Goffman, 1974,  dans son analyse des éléments rituels inhérents aux interactions sociales, développe ce qu'il appelle "perdre la face ou faire bonne figure", défendre sa propre face vis-à-vis de l’autre. D'autre part, on rencontre aussi chez Goffman  la notion de sauver la face par  "l'évitement", se retirer élégamment pour se sauver la face. Il y a aussi la notion de la "réparation" par voie d'attention "directe et officielle". A ce stade, un ou plusieurs participants se trouvent ouvertement en déséquilibre, ou en disgrace. Il leur faut essayer de rétablir entre eux un état  " rituel" satisfaisant. Le "rituel" chez Goffman, est un acte dont le composant "symbolique" sert à montrer combien la personne agissante est digne de respect et combien elle estime que les autres sont dignes. L'équilibre est une image adéquate car la durée et l'intensité de l'effort de " réparation " s'ajustent exactement à la persistance et à la gravité du danger. La force est donc un objet " sacré", et il s'en suit que l'ordre " expressif" nécessaire à sa préservation est un ordre "rituel", E. Goffman, 1974.

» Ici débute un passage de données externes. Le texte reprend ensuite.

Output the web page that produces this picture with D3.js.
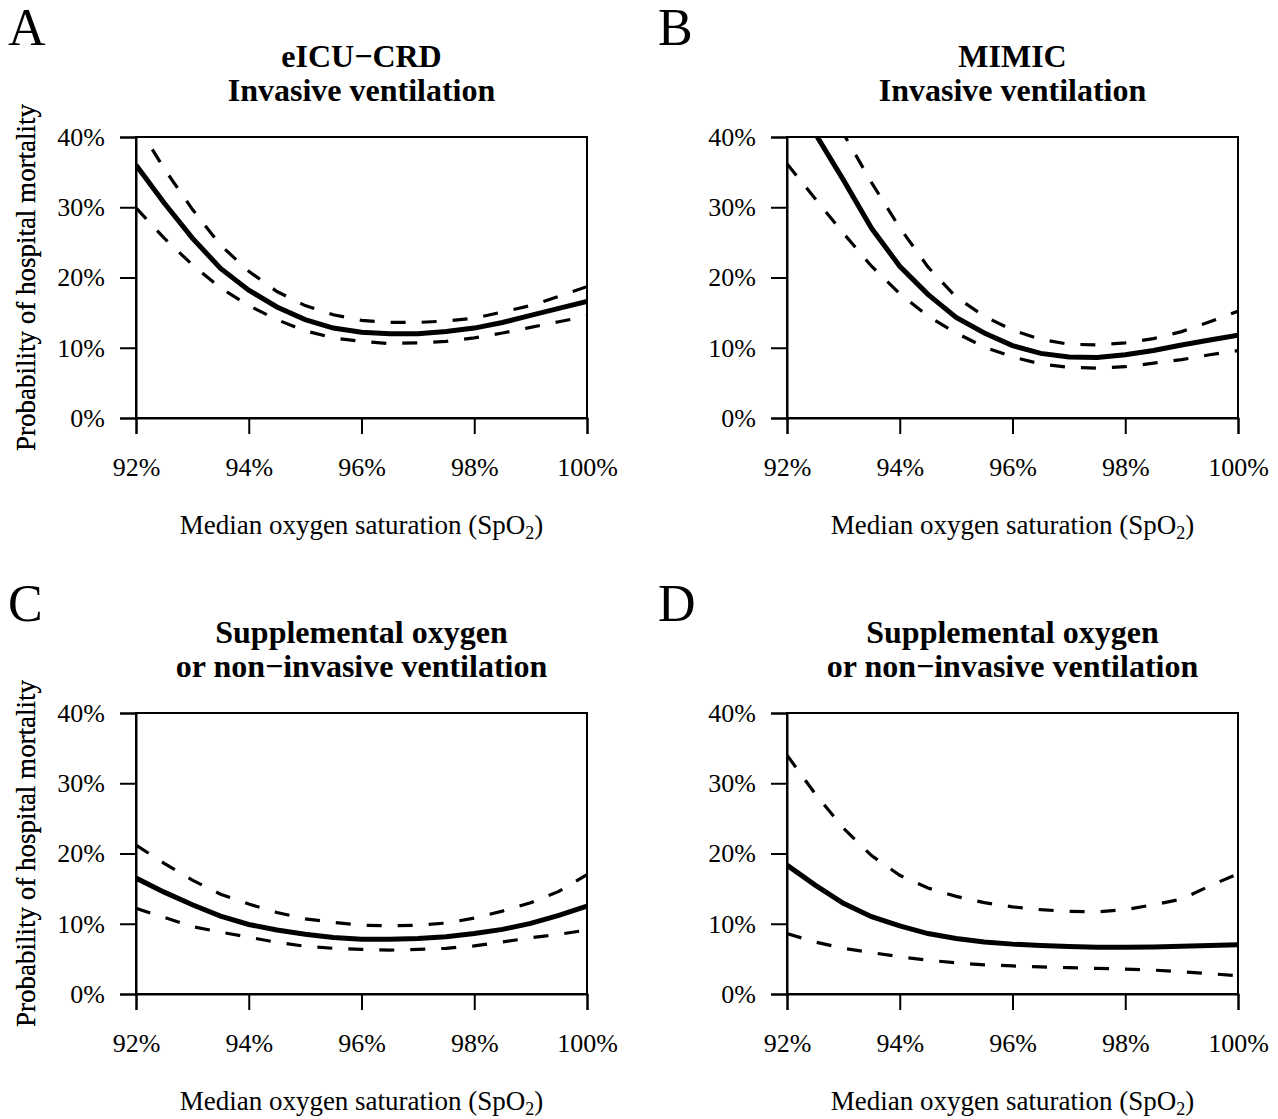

 Saturés de positivisme, de structuro-fonctionnalisme, d'interactionnisme ou d'individualisme méthodologique etc, des chercheurs comme C. Castoriadis 1978, font appel à l'imaginaire.Le "symbolique " prend autant d'importance que la rationnalité. Castoriasis cherche à établir des rapports entre le "psyché" et le social historique, entre imaginaire individuel : psyché, et imagination sociale appartenent au social historique. Des études, pourtant bien éloignées les unes des autres, présentent un caractère commun ; toutes recherchent la réalité sociale, une partie de ce qui anime celle-ci et l'explique. " Il n y a de science que du caché " disait Bachelard. Construire l'objet, c'est découvrir derrière le langage commun et les apparences, à l'intérieur de la société globale, des faits sociaux, Grawitz, 1993.